Leave out the pictures and set down exactly the lines from the start of the listing through the one with "plt.rcParams['font.family'] = ['Liberation", both included.

▶ [Data]:
---*---
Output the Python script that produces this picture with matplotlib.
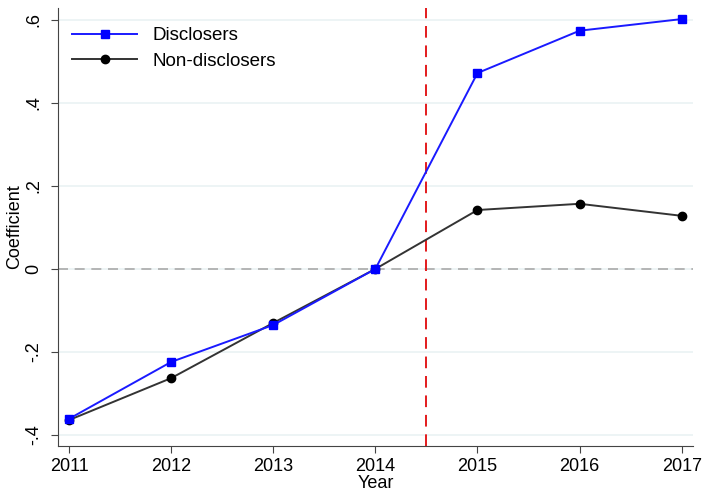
import matplotlib
matplotlib.use("Agg")
import matplotlib.pyplot as plt
from matplotlib.ticker import FuncFormatter

plt.rcParams['font.family'] = ['Liberation Sans', 'DejaVu Sans']

years = [2011, 2012, 2013, 2014, 2015, 2016, 2017]
disclosers = [-0.361, -0.224, -0.135, 0.0, 0.472, 0.574, 0.602]
non_disclosers = [-0.364, -0.263, -0.130, 0.0, 0.142, 0.157, 0.128]
yticks = [-0.4, -0.2, 0.0, 0.2, 0.4, 0.6]
event_line = 2014.5


def stata_fmt(v, pos):
    if abs(v) < 1e-9:
        return "0"
    s = f"{v:.1f}"
    return s.replace("0.", ".")


fig = plt.figure(figsize=(7.04, 4.92), dpi=100)
ax = fig.add_axes([0.0824, 0.0935, 0.9016, 0.8905])

for y in yticks:
    ax.axhline(y, color="#eaf2f3", lw=1.2, zorder=0)
ax.axhline(0, color="#aaaaaa", lw=1.2, ls=(0, (6, 4)), zorder=1)
ax.axvline(event_line, color="#e31a1c", lw=1.4, ls=(0, (6, 4)), zorder=1)

ax.plot(years, non_disclosers, color="#333333", lw=1.4, marker="o", ms=6,
        mfc="black", mec="black", label="Non-disclosers", zorder=3)
ax.plot(years, disclosers, color="#1a1aff", lw=1.4, marker="s", ms=6,
        mfc="#0000ff", mec="#0000ff", label="Disclosers", zorder=4)

ax.set_xlim(2010.892, 2017.108)
ax.set_ylim(-0.4265, 0.629)
ax.set_xticks(years)
ax.set_yticks(yticks)
ax.yaxis.set_major_formatter(FuncFormatter(stata_fmt))
ax.tick_params(axis="both", labelsize=13, length=5, color="#444444")
ax.tick_params(axis="y", pad=6)
plt.setp(ax.get_yticklabels(), rotation=90, va="center")

for side in ["top", "right"]:
    ax.spines[side].set_visible(False)
for side in ["left", "bottom"]:
    ax.spines[side].set_color("#444444")

ax.set_xlabel("Year", fontsize=13, labelpad=0)
ax.set_ylabel("Coefficient", fontsize=13, labelpad=2)

handles, labels = ax.get_legend_handles_labels()
ax.legend(handles[::-1], labels[::-1], loc="upper left", frameon=False, fontsize=13.5,
          handlelength=3.5, handletextpad=0.8, bbox_to_anchor=(-0.002, 0.99),
          borderaxespad=0.4, labelspacing=0.45)

fig.savefig("out.png", dpi=100)
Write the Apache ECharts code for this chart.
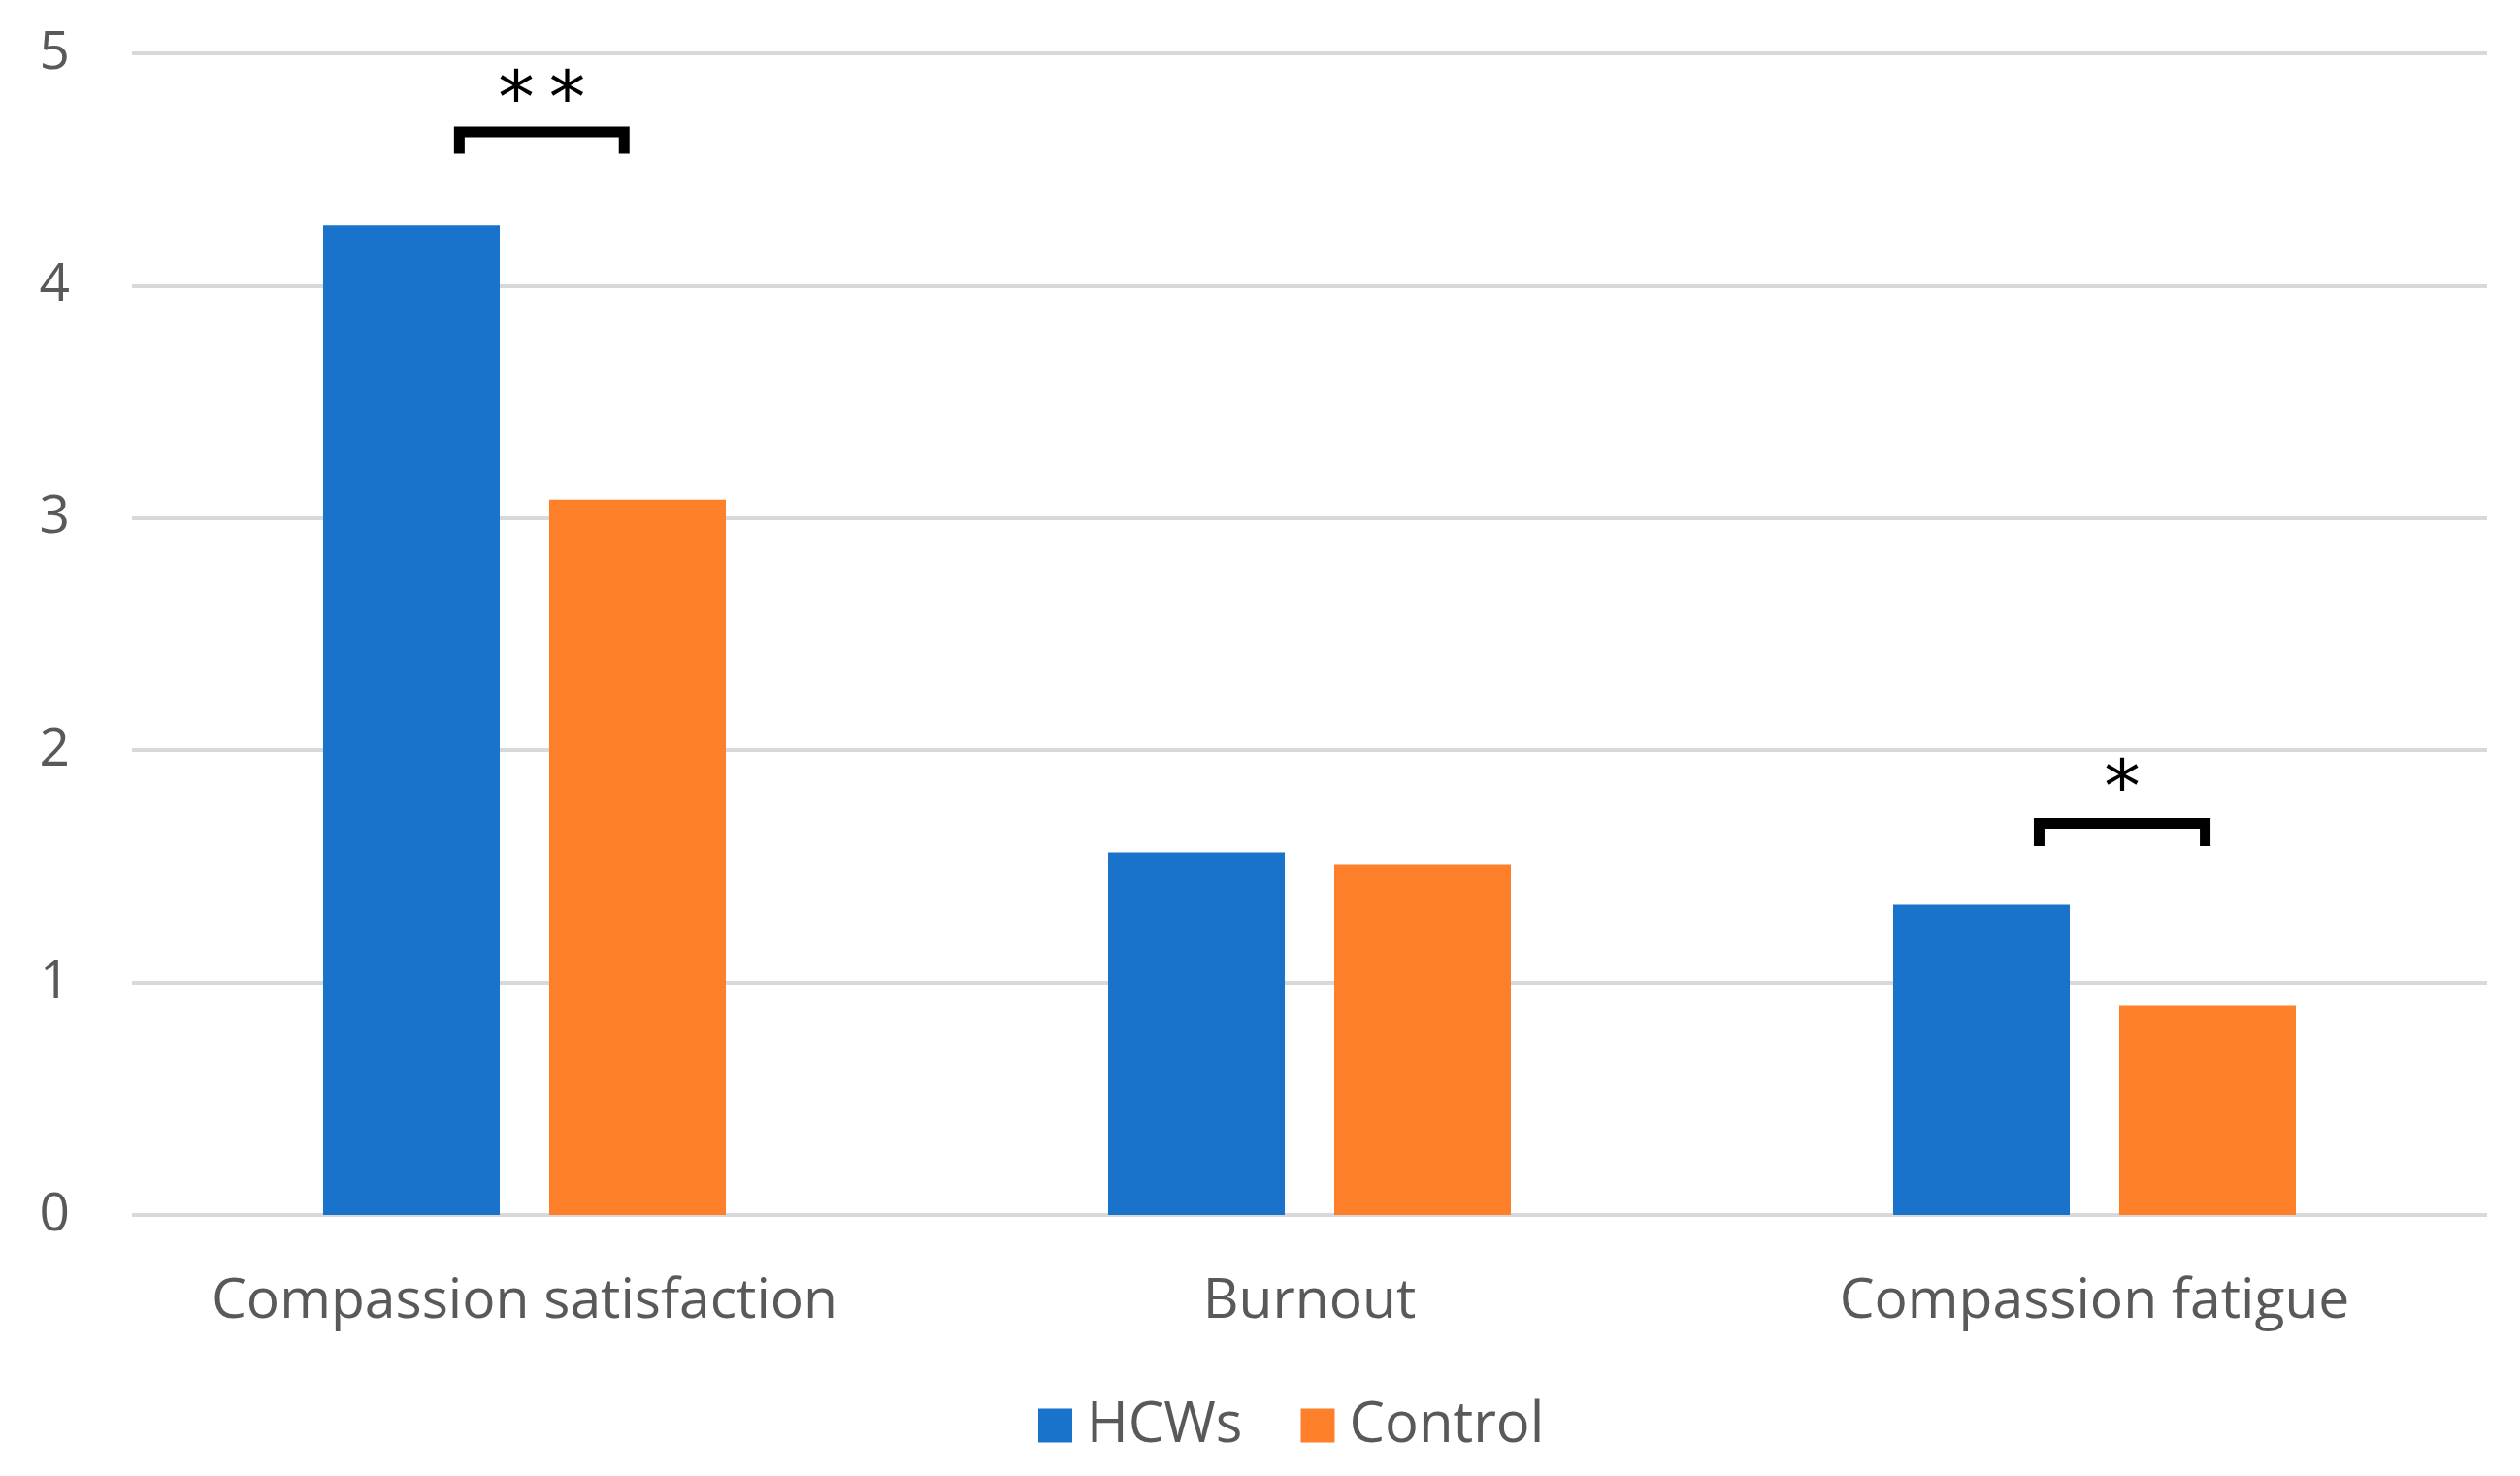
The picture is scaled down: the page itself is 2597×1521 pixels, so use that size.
---*---
▶ [Written reply]:
Output the Python script that produces this picture with matplotlib.
import matplotlib
matplotlib.use("Agg")
import matplotlib.pyplot as plt
from matplotlib.ticker import FuncFormatter

plt.rcParams['font.family'] = ['Liberation Sans', 'DejaVu Sans']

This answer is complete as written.